Although the CACR permits certain transactions that are incident to the export of items pursuant to a valid license exception under the EAR, see 31 C.F.R. § 515.533(a), the modest expansion of available license exceptions provides only limited relief for US businesses.
To limit the scope of relief provided by removing Cuba from Country Group E:1, the final rule added several restrictions on exports to destinations in Country Group E:2. Cuba remains in Country Group E:2 because it is subject to a unilateral embargo.
- There is no de minimis level of US-origin content for foreign-made items that incorporate 9x515 or “600 series” .y commodities when destined for Country Group E:2.
- License Exception TSR requires written assurances that software or technology controlled for national security reasons will not be transferred to nationals of countries in Country Groups E:2.
- License applications now require, in certain circumstances, a list of technology accompanying shipments to Country Group E:2. License applications also require written assurances that technology controlled for national security will not be transferred to nationals of countries in Country Group E:2.
- An AES filing is required, regardless of value, for any exports destined to countries in Country Group E:2. Further, export to a country in Country Group E:2 is grounds for rejecting an application to file in AES post-departure.
The final rule also added a General Order amending all BIS licenses effective before July 22, 2015. Any condition in those licenses referencing Country Group E:1 is amended to apply to both Country Group E:1 and E:2.
Recent Legislative Activity
In addition to regulatory activity relating to Cuba, Congress has been debating the future of US sanctions against Cuba. On July 24, 2015, the Senate Appropriations Committee voted to approve several Cuba-related amendments to a pending appropriations bill. One amendment would lift the travel ban. Another would lift restrictions on allowing ships that have docked in Cuba to later dock at US ports. The third amendment would allow for US financing of sales of agricultural products to Cuba. The appropriations bill will go on to the full Senate for a vote, and then would need to clear the US House of Representatives, where the Cuba-related provisions are likely to face significant opposition.
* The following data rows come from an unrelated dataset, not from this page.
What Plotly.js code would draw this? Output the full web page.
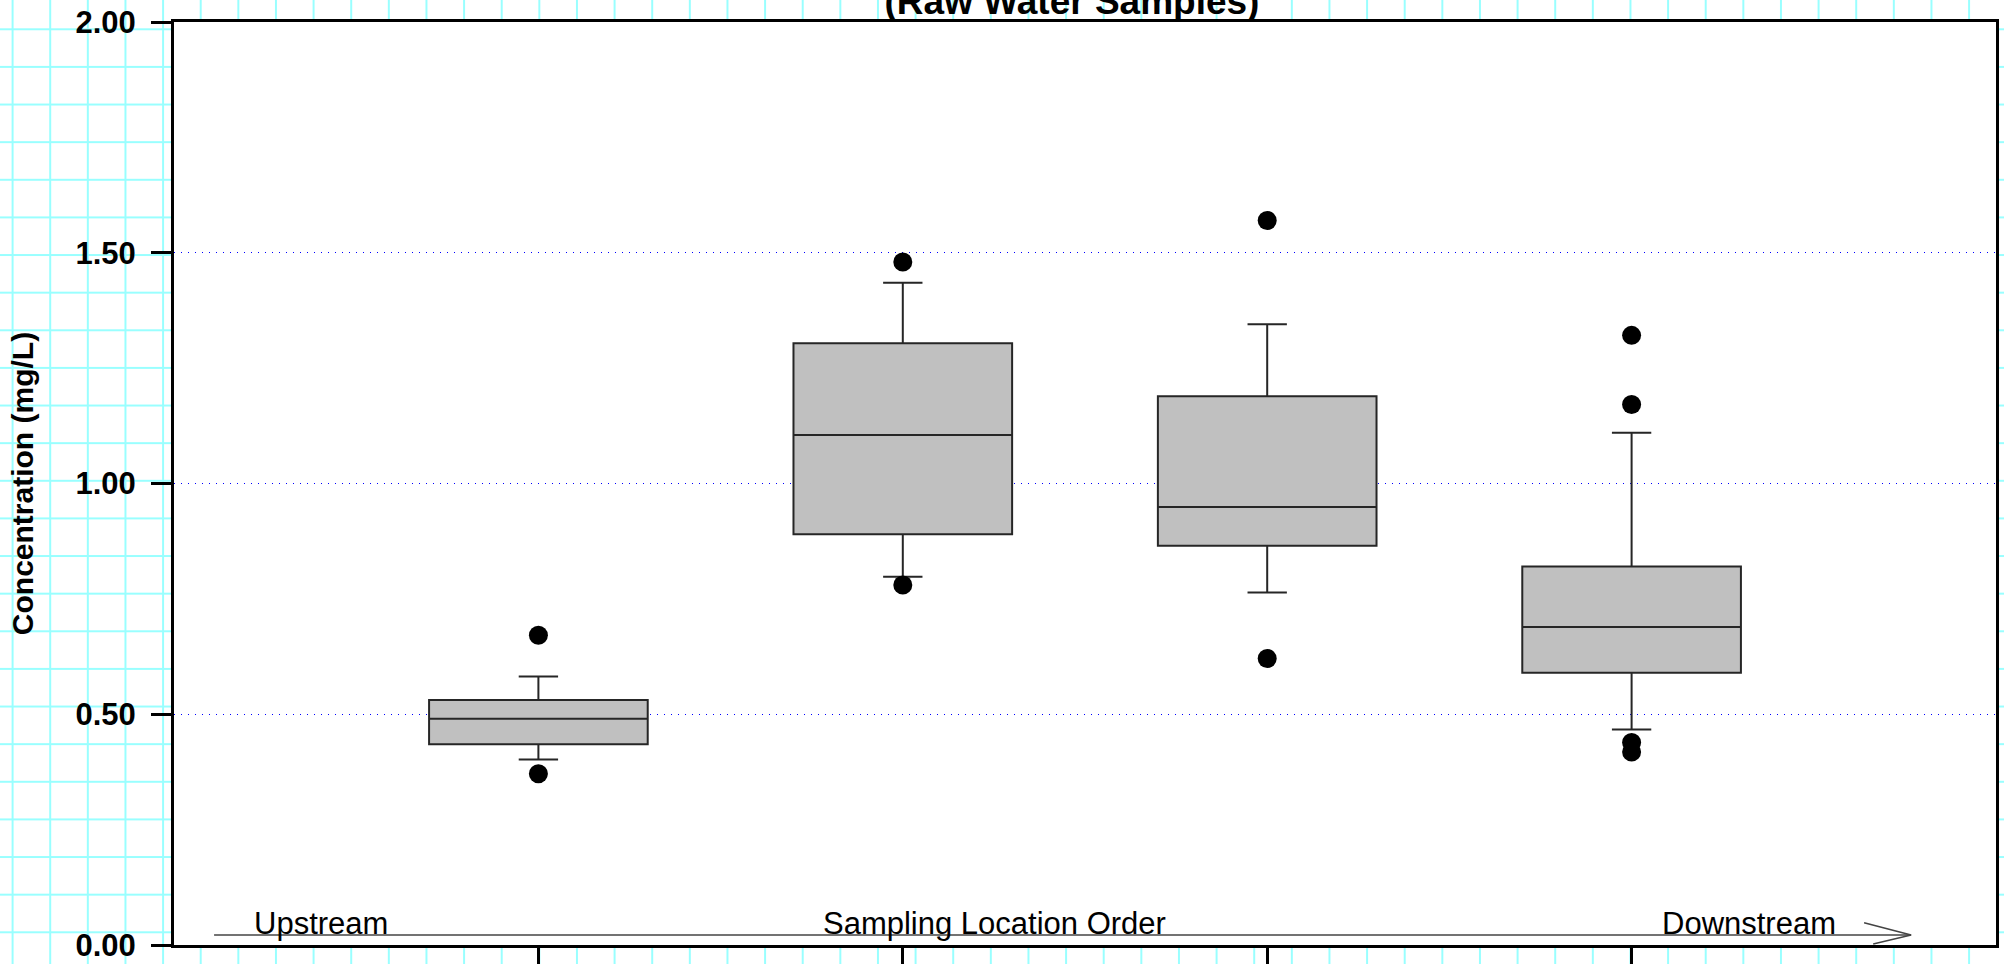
<!DOCTYPE html>
<html>
<head>
<meta charset="utf-8">
<script src="https://cdn.plot.ly/plotly-3.0.1.min.js"></script>
<style>
  html, body { margin: 0; padding: 0; width: 2004px; height: 964px; overflow: hidden; }
  body {
    background-color: #ffffff;
    background-image:
      linear-gradient(to right, #99ffff 1.5px, transparent 1.5px),
      linear-gradient(to bottom, #99ffff 1.5px, transparent 1.5px);
    background-size: 37.63px 37.63px;
    background-position: 11.6px 28.3px;
  }
  #chart { width: 2004px; height: 964px; }
</style>
</head>
<body>
<div id="chart"></div>
<script>
// ---- data ----
const locations = [1, 2, 3, 4];                       // sampling locations, upstream -> downstream
const q1        = [0.435, 0.890, 0.865, 0.590];
const medians   = [0.490, 1.105, 0.949, 0.689];
const q3        = [0.531, 1.304, 1.189, 0.820];
const lowerWhisker = [0.402, 0.798, 0.764, 0.467];
const upperWhisker = [0.582, 1.435, 1.345, 1.110];
const outlierLoc   = [1, 1, 2, 2, 3, 3, 4, 4, 4, 4];
const outlierVal   = [0.671, 0.371, 1.480, 0.780, 1.570, 0.621, 1.321, 1.171, 0.439, 0.418];
const yTickVals  = [0, 0.5, 1, 1.5, 2];
const yTickText  = ['0.00', '0.50', '1.00', '1.50', '2.00'];

const FONT = 'Liberation Sans, Arial, Helvetica, sans-serif';

const traces = [
  {
    type: 'box',
    x: locations,
    q1: q1,
    median: medians,
    q3: q3,
    lowerfence: lowerWhisker,
    upperfence: upperWhisker,
    width: 0.6,
    whiskerwidth: 0.18,
    boxpoints: false,
    fillcolor: '#c0c0c0',
    line: { color: '#262626', width: 2 },
    showlegend: false,
    hoverinfo: 'skip'
  },
  {
    type: 'scatter',
    mode: 'markers',
    x: outlierLoc,
    y: outlierVal,
    marker: { color: '#000000', size: 19, line: { width: 0 } },
    showlegend: false,
    hoverinfo: 'skip',
    cliponaxis: false
  }
];

const layout = {
  width: 2004,
  height: 964,
  paper_bgcolor: 'rgba(0,0,0,0)',
  plot_bgcolor: '#ffffff',
  margin: { l: 174, r: 8, t: 22, b: 19, pad: 0 },
  showlegend: false,
  font: { family: FONT, color: '#000000' },
  title: {
    text: '(Raw Water Samples)',
    font: { family: FONT, size: 37, weight: 700, color: '#000000' },
    xref: 'container', x: 1072 / 2004, xanchor: 'center',
    yref: 'container', y: 0.999, yanchor: 'middle'
  },
  xaxis: {
    range: [0, 5],
    tickmode: 'array',
    tickvals: locations,
    showticklabels: false,
    ticks: 'outside',
    ticklen: 20,
    tickwidth: 3,
    tickcolor: '#000000',
    showline: true,
    mirror: true,
    linewidth: 3,
    linecolor: '#000000',
    showgrid: false,
    zeroline: false,
    fixedrange: true
  },
  yaxis: {
    range: [0, 2],
    tickmode: 'array',
    tickvals: yTickVals,
    ticktext: yTickText,
    tickfont: { family: FONT, size: 31, weight: 700, color: '#000000' },
    ticks: 'outside',
    ticklen: 20,
    tickwidth: 3,
    tickcolor: '#000000',
    ticklabelstandoff: 9,
    showline: true,
    mirror: true,
    linewidth: 3,
    linecolor: '#000000',
    showgrid: true,
    gridcolor: '#0000ff',
    gridwidth: 1,
    griddash: '1px,6px',
    zeroline: false,
    fixedrange: true,
    title: {
      text: 'Concentration (mg/L)',
      font: { family: FONT, size: 30, weight: 700, color: '#000000' },
      standoff: 33
    },
    automargin: false
  },
  shapes: [
    // "Sampling Location Order" direction arrow
    { type: 'line', xref: 'x', yref: 'y', x0: 0.110, x1: 4.767, y0: 0.0217, y1: 0.0217,
      line: { color: '#444444', width: 1.5 }, layer: 'above' },
    { type: 'path', xref: 'x', yref: 'y',
      path: 'M 4.638,0.0483 L 4.767,0.0217 L 4.663,0.0022',
      line: { color: '#444444', width: 1.5 }, layer: 'above' }
  ],
  annotations: [
    { text: 'Upstream', xref: 'x', yref: 'y', x: 0.214, y: 0.047, xanchor: 'left', yanchor: 'middle',
      showarrow: false, font: { family: FONT, size: 31, color: '#000000' } },
    { text: 'Sampling Location Order', xref: 'x', yref: 'y', x: 2.253, y: 0.047, xanchor: 'center', yanchor: 'middle',
      showarrow: false, font: { family: FONT, size: 31, color: '#000000' } },
    { text: 'Downstream', xref: 'x', yref: 'y', x: 4.078, y: 0.047, xanchor: 'left', yanchor: 'middle',
      showarrow: false, font: { family: FONT, size: 31, color: '#000000' } }
  ]
};

Plotly.newPlot('chart', traces, layout, { staticPlot: true, displayModeBar: false });
</script>
</body>
</html>
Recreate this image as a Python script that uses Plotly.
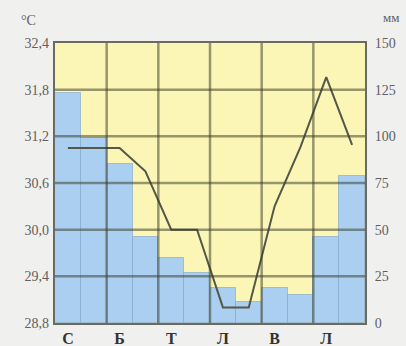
import plotly.graph_objects as go

# Data
months = list(range(1, 13))
precip_mm = [123, 99, 85, 46, 35, 27, 19, 11, 19, 15, 46, 79]
temp_c = [31.05, 31.05, 31.05, 30.75, 30.0, 30.0, 29.0, 29.0, 30.3, 31.06, 31.96, 31.09]
month_labels = ["С", "Б", "Т", "Л", "В", "Л"]
month_label_pos = [1, 3, 5, 7, 9, 11]
temp_ticks = [28.8, 29.4, 30.0, 30.6, 31.2, 31.8, 32.4]
temp_ticktext = ["28,8", "29,4", "30,0", "30,6", "31,2", "31,8", "32,4"]
precip_ticks = [0, 25, 50, 75, 100, 125, 150]

PLOT_BG = "#fbf5b6"
BAR_COLOR = "#aacff0"
GRID = "rgba(60,62,40,0.52)"
LABEL = "#606060"
SERIF = "Liberation Serif, DejaVu Serif, serif"

fig = go.Figure()
fig.add_trace(go.Bar(
    x=months, y=precip_mm, yaxis="y", width=1,
    marker=dict(color=BAR_COLOR, line=dict(color="rgba(125,165,205,0.6)", width=1)),
    showlegend=False,
))
fig.add_trace(go.Scatter(
    x=months, y=temp_c, mode="lines", yaxis="y2",
    line=dict(color="#55574a", width=2),
    showlegend=False,
))

shapes = []
for t in temp_ticks[1:-1]:
    shapes.append(dict(type="line", xref="paper", yref="y2", x0=0, x1=1, y0=t, y1=t,
                       line=dict(color=GRID, width=2.5), layer="above"))
for p in month_label_pos[1:]:
    xb = p - 0.5
    shapes.append(dict(type="line", xref="x", yref="paper", x0=xb, x1=xb, y0=0, y1=1,
                       line=dict(color=GRID, width=2.5), layer="above"))

fig.update_layout(
    width=406, height=346,
    margin=dict(l=55, r=41, t=43, b=23),
    paper_bgcolor="#f0f0ee",
    plot_bgcolor=PLOT_BG,
    bargap=0,
    shapes=shapes,
    xaxis=dict(
        range=[0.5, 12.5], tickvals=month_label_pos, ticktext=month_labels,
        showgrid=False, zeroline=False, ticks="", automargin=False,
        tickfont=dict(family=SERIF, size=16, color="#333333", weight="bold"),
        showline=True, linecolor="rgba(60,62,50,0.75)", linewidth=2, mirror=True,
        ticklabelstandoff=0,
    ),
    yaxis=dict(
        range=[0, 150], tickvals=precip_ticks, side="right",
        showgrid=False, zeroline=False, ticks="", automargin=False,
        tickfont=dict(family=SERIF, size=14, color=LABEL),
        showline=True, linecolor="rgba(60,62,50,0.75)", linewidth=2, mirror=True,
        ticklabelstandoff=5,
    ),
    yaxis2=dict(
        range=[28.8, 32.4], tickvals=temp_ticks, ticktext=temp_ticktext,
        overlaying="y", side="left",
        showgrid=False, zeroline=False, ticks="", automargin=False,
        tickfont=dict(family=SERIF, size=14, color=LABEL),
        ticklabelstandoff=5,
    ),
    annotations=[
        dict(text="°C", xref="paper", yref="paper", x=-0.115, y=1.0, yshift=32,
             showarrow=False, font=dict(family=SERIF, size=14, color=LABEL)),
        dict(text="мм", xref="paper", yref="paper", x=1.115, y=1.0, yshift=35,
             showarrow=False, font=dict(family=SERIF, size=13, color=LABEL)),
    ],
)

fig.write_html("out.html", config={"displayModeBar": False},
               post_script="document.body.style.margin='0';")
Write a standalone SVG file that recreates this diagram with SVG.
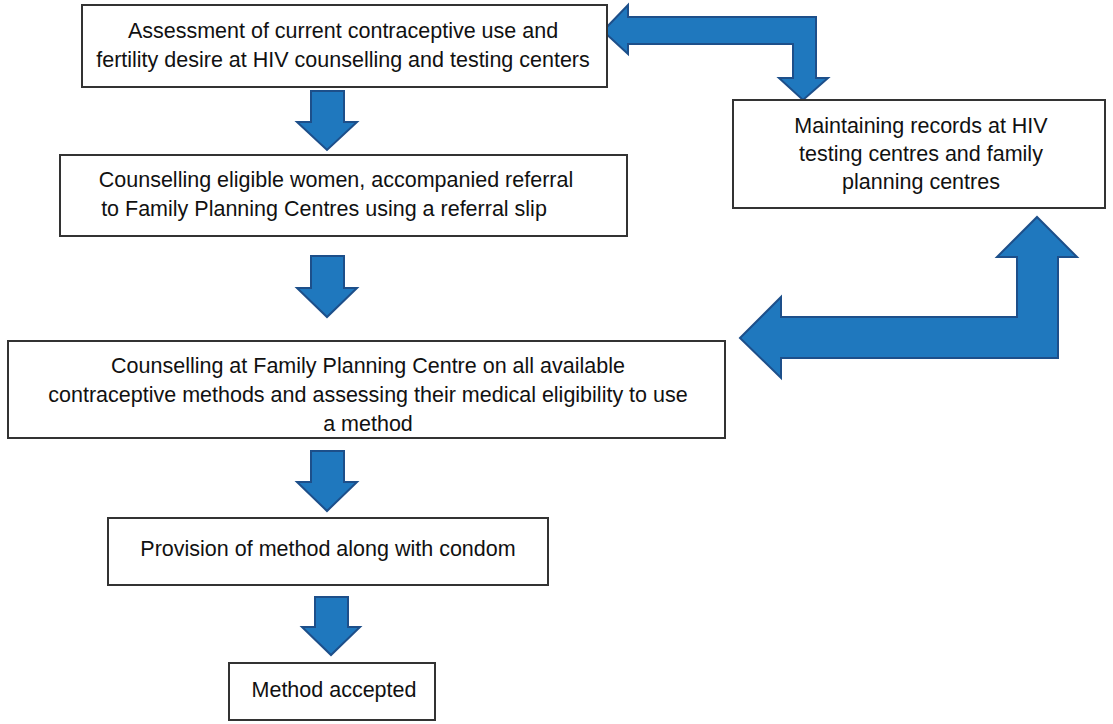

Rescinding Cuba’s designation as a State Sponsor of Terrorism is a necessary step in the normalization of diplomatic relations between Cuba and the United States. In the long-term, normalized relations will provide new business opportunities for US firms that wish to operate in Cuba. In the short-term, however, the impact of Cuba’s change in status is primarily symbolic and will have limited impact on the United States’ export control regime.